Non è bastata la vittoria alle parlamentari e il buon successo nell’Assemblea degli Esperti al presidente moderato, Hassan Rohani, per contenere le mire politiche degli ultra-conservatori iraniani. Ieri con 51 voti, l’ayatollah radicale, Ahmad Jannati, 90 anni, è stato nominato presidente dell’Assemblea che nei prossimi anni dovrà nominare il successore della Guida suprema, il 77enne Ali Khamenei.

Jannati è stato uno dei pochi politici ultra-conservatori ad essere rieletto lo scorso febbraio, dopo il successo moderato nel voto parlamentare. Eppure non è bastato l’accordo tattico tra nuovi riformisti di Reza Aref e moderati di Rafsanjani per impedire che l’alleanza di ferro tra conservatori di Khamenei e radicali, vicini all’ex presidente Ahmadinejad, ottenesse i voti necessari che hanno permesso la nomina di Jannati. La presidenza dell’Assemblea degli Esperti in mano ai radicali è un segnale molto preciso in politica interna per moderati e riformisti. Le speranze che gli uomini di Rohani possano avere un ruolo più significativo in politica interna si allontanano, per varie ragioni.

Prima di tutto perché la Guida suprema, Ali Khamenei, non crede davvero che sia vicina la fine delle sanzioni contro Tehran da parte degli Stati uniti e per questo punta a frenare le spinte dei moderati che vorrebbero, da una parte, ulteriori aperture in politica estera e, dall’altra, riforme in politica economica. Questa nomina segna anche il percorso di un nuovo radicalismo che ha portato molti commentatori in Iran a salutare con occhio favorevole un ritorno in politica dell’ex presidente Ahmadinejad in vista delle presidenziali del 2017.

Jannati ha sempre criticato la politica di apertura verso Europa e Stati uniti di Rohani contestando anche la crescita degli investimenti esteri che sta segnando ormai la politica economica dei tecnocrati. Jannati è anche il leader del Consiglio dei Guardiani che è incaricato di controllare le liste elettorali e cancellare i candidati sgraditi all’establishment, spesso vicini al movimento riformista. Tuttavia, dopo il ballottaggio dello scorso 29 aprile, moderati e riformisti si sono assicurati la maggioranza in parlamento (Majlis), e hanno letteralmente stracciato i loro rivali conservatori a Tehran. E così in politica interna, il nuovo corso moderato fatica davvero a concretizzarsi.
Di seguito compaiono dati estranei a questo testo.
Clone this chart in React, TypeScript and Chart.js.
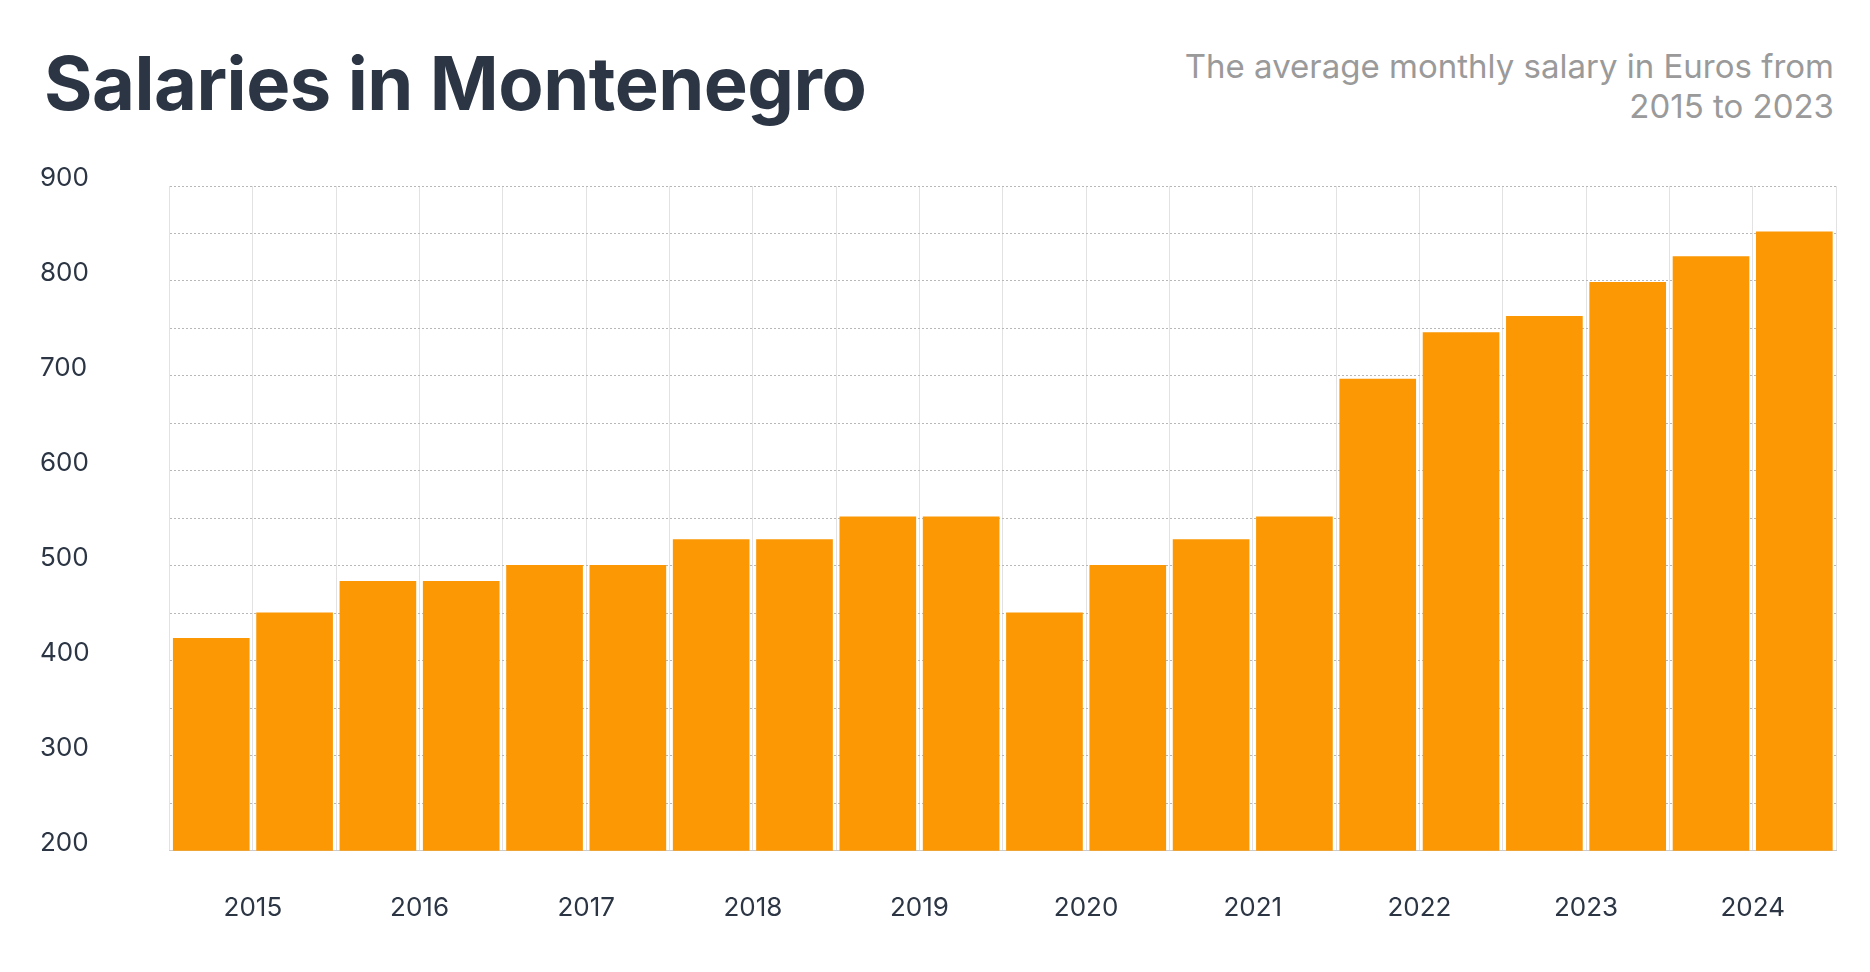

Nei giorni scorsi, otto persone sono state arrestate per cyber-crimini legati al loro lavoro per agenzia di moda «non-islamiche». Gli arresti sono avvenuti nell’ambito di un’operazione che ha preso di mira donne iraniane che postavano sui social network le loro foto senza hejab. Sono 170 le persone coinvolte nel caso, inclusi 59 fotografi e 58 modelli. L’annuncio della retata è arrivato dagli schermi della televisione pubblica da parte del procuratore, Javad Babaei, che ha parlato di «minacce alla moralità». In campagna elettorale, Rohani aveva promesso un rilassamento nei controlli della polizia morale che fin qui non si è ancora realizzato.

In attesa che gli Stati uniti facciano passi concreti per realizzare le loro promesse di scongelare i miliardi iraniani bloccati nelle banche Usa in seguito alle sanzioni per il programma nucleare iraniano, Tehran, con le dovute cautele, guarda sempre di più verso Mosca che ha iniziato a consegnare i suoi missili S-300 e l’India. Delhi investirà 500 milioni di dollari per operare nel porto iraniano di Chabahar, al confine con il Pakistan. Il porto aprirà un’importantissima strada di transito per le merce iraniane verso l’Afganistan e l’Asia centrale. Secondo la stampa iraniana, il progetto si inserisce in un più generale scontro sul controllo dei porti e del commercio marittimo tra Cina e India. Delhi vorrebbe anche incrementare l’importazione di gas dall’Iran. Per anni le relazioni diplomatiche tra i due paesi sono state segnate dal sostegno che il governo indiano diede alle risoluzioni dell’Agenzia per l’Energia atomica (Aiea) contro il programma nucleare di Tehran.

Ma il governo moderato deve affrontare una seconda questione diplomatica di rilievo: le relazioni bilaterali con i sauditi. Dopo la strage di 460 iraniani, vittime della calca, al pellegrinaggio dell’hajj. Il ministro della Cultura, Ali Jannati, ha promesso che i cittadini iraniani non prenderanno più parte al grande pellegrinaggio. L’annuncio è arrivato dopo il fallimento nei colloqui tra Tehran e Riyad, avviati in seguito all’attacco all’ambasciata saudita in Iran dopo l’esecuzione del religioso sciita, Nimr al-Nimr.